◆ **Objective**
Only the lines between the line holding "Reproduce this chart" and the line holding "import pandas as pd", both of those included, should be copied exactly; drop the pictures.

◆ **Extracted records**
- - -
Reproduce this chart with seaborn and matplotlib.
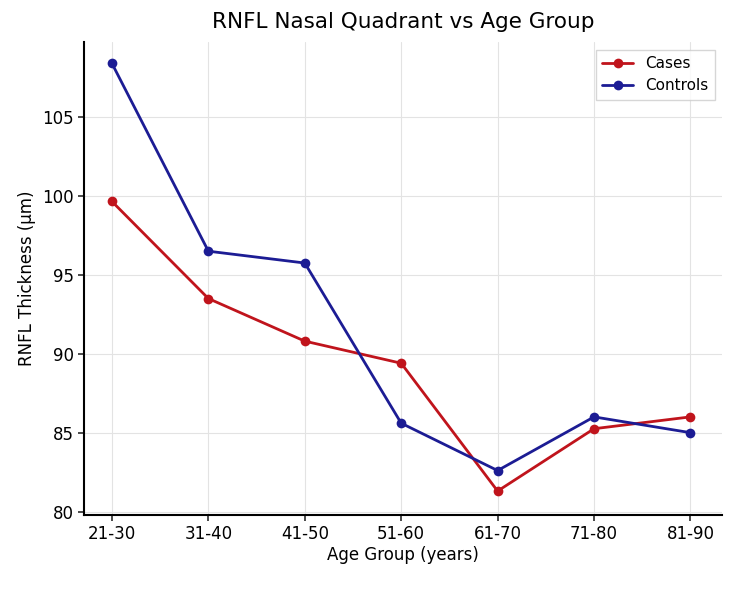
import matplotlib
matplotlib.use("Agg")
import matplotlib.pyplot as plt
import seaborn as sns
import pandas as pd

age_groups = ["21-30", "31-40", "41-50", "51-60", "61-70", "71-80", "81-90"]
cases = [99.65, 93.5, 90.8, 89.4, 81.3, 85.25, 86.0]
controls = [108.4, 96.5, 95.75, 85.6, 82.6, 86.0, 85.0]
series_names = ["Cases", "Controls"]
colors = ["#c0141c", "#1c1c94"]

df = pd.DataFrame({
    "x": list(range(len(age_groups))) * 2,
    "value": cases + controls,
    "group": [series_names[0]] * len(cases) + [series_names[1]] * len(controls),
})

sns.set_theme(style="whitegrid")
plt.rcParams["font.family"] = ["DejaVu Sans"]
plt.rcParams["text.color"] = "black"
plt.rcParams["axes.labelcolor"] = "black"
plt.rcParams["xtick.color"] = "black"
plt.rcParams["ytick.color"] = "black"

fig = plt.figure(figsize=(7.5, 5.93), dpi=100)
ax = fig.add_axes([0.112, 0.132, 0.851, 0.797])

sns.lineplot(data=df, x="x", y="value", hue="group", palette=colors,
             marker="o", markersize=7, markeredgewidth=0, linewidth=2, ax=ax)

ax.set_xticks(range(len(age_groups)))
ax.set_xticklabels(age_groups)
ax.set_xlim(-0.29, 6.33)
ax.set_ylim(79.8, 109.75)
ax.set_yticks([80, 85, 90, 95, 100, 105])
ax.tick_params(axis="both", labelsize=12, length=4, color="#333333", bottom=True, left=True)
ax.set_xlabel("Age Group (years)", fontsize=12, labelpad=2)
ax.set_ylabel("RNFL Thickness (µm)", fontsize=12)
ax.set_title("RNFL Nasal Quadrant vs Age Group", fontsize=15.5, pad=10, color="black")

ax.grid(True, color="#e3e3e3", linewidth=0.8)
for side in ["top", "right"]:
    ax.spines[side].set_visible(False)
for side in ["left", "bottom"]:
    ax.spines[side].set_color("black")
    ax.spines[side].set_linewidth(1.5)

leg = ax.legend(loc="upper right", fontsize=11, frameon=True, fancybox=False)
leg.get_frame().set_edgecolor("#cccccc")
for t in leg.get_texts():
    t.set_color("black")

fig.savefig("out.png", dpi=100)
- - -
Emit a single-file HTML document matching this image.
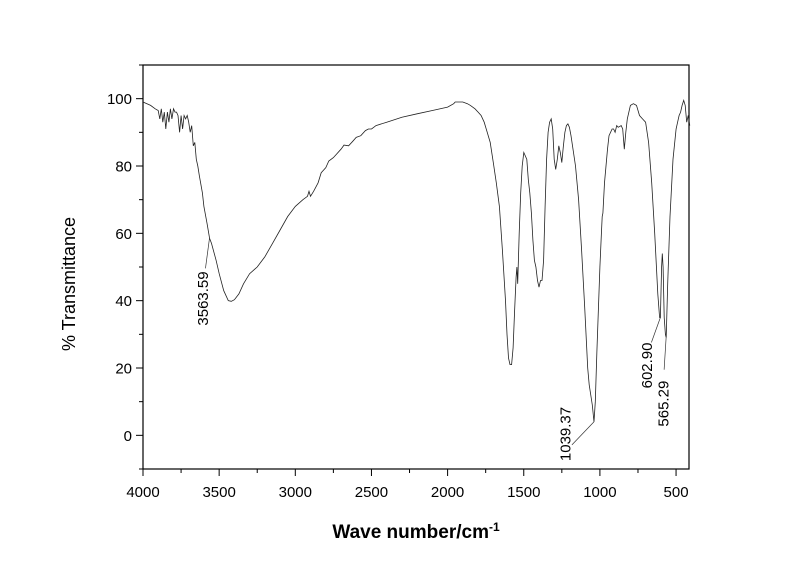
- - -
◆ **Exercise output**
Reproduce this chart with seaborn and matplotlib.
import matplotlib
matplotlib.use("Agg")
import matplotlib.pyplot as plt
import seaborn as sns
import pandas as pd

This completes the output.